Covariance Estimation for Wide Data

My work on covariance estimation has recently been published as an Advanced Review in WIREs Computational Statistics, a highly regarded, peer-reviewed journal in the field. It feels remarkably rewarding to see a decade of my curiosity finally bound together in one place.
The writing process started about 4.5 years ago on evenings, weekends, and holidays as a side-project. But I actually wrote my first post about multivariate volatility forecasting well over a decade ago, which turned out to be the first of a series of (currently..) 11 posts on this topic. A decade of reading, coding, tinkering, and revisiting the problem from different angles. This reminds me of the quote (commonly attributed to Albert Einstein):

It’s not that I’m so smart, it’s just that I stay with problems longer.

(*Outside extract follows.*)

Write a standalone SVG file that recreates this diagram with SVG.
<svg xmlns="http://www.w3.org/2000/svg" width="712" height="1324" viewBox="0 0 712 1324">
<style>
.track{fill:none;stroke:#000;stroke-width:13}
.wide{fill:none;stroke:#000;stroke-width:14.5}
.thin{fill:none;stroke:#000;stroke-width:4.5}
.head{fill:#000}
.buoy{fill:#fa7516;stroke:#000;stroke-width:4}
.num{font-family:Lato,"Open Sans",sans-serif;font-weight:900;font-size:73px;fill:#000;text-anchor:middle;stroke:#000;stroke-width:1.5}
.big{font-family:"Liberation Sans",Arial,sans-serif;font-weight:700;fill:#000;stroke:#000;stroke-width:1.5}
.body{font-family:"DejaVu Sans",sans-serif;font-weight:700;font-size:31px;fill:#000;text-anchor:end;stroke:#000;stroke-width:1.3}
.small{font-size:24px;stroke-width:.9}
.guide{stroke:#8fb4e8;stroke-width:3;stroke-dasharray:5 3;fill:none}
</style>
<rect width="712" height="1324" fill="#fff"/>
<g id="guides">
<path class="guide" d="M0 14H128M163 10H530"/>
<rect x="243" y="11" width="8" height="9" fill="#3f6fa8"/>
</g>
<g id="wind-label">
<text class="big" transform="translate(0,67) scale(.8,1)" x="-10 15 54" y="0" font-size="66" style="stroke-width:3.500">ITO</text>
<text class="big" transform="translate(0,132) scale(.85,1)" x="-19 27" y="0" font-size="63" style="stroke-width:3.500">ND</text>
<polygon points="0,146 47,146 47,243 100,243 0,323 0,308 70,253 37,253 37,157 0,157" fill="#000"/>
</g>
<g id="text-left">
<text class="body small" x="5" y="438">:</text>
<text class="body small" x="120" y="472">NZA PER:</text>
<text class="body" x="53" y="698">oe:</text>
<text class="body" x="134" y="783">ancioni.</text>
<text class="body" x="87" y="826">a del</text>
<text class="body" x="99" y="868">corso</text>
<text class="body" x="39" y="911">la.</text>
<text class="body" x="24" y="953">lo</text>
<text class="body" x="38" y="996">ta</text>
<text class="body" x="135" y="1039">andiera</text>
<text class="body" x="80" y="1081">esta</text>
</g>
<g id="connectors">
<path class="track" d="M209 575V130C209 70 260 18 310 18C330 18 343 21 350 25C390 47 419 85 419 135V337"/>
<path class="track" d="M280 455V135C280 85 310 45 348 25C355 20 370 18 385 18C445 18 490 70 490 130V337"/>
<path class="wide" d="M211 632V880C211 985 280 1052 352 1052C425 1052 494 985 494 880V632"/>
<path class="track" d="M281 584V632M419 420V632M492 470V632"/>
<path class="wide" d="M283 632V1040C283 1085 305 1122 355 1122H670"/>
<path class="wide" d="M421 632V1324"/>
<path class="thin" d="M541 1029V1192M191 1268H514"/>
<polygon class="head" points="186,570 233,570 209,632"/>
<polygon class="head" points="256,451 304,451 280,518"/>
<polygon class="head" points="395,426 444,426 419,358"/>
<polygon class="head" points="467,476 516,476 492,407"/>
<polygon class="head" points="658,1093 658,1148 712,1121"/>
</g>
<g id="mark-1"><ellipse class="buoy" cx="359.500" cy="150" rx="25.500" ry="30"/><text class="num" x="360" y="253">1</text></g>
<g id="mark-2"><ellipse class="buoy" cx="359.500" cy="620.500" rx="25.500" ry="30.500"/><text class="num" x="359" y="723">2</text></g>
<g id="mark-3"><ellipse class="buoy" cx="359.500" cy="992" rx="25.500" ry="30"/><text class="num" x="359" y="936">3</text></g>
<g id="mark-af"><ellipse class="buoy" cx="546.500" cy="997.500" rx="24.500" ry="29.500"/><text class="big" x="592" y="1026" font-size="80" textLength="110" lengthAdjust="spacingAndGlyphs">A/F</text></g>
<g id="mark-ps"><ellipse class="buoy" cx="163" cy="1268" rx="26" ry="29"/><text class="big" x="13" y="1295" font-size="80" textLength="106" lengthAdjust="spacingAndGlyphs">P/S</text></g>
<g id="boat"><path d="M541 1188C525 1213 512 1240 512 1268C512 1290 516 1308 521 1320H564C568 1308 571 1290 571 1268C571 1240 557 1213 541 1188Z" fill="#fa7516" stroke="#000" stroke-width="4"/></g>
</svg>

Progress doesn’t have to be loud, and it doesn’t have to be fast. Even few hours here and there on weekends and holidays compound nicely over time. Crossing the finish line is thoroughly gratifying, but the climb is where the actual value is. Stay with the problem, and don’t let go of your back-burner ideas.

A quick word on what’s inside the paper (eject here if covariance estimation is not relevant for you). When the number of variables exceeds the number of observations ( $p \gg n$ ), estimating covariance matrices becomes especially challenging. The publication brings together different approaches usually siloed across statistics, econometrics, and machine learning: factor models, linear & nonlinear shrinkage, thresholding estimation, block averaging, graphical models, random matrix theory, as well as a dedicated section on ensuring a valid (e.g. invertible) covariance matrix estimate in real-world applications. After walking the reader through these diverse methodologies, I placed them all under a single umbrella – a unified view can help pinpoint explicit assumptions behind each of the many modelling choices we face.

If you’re working in high-dimensional dependence estimation, I hope this friendly paper (in as much as as high-dimensional statistics allows), its extensive collection of methods, clear taxonomy, unified notation and framework, can serve as a useful reference for real-world applications. Happy to discuss with anyone interested.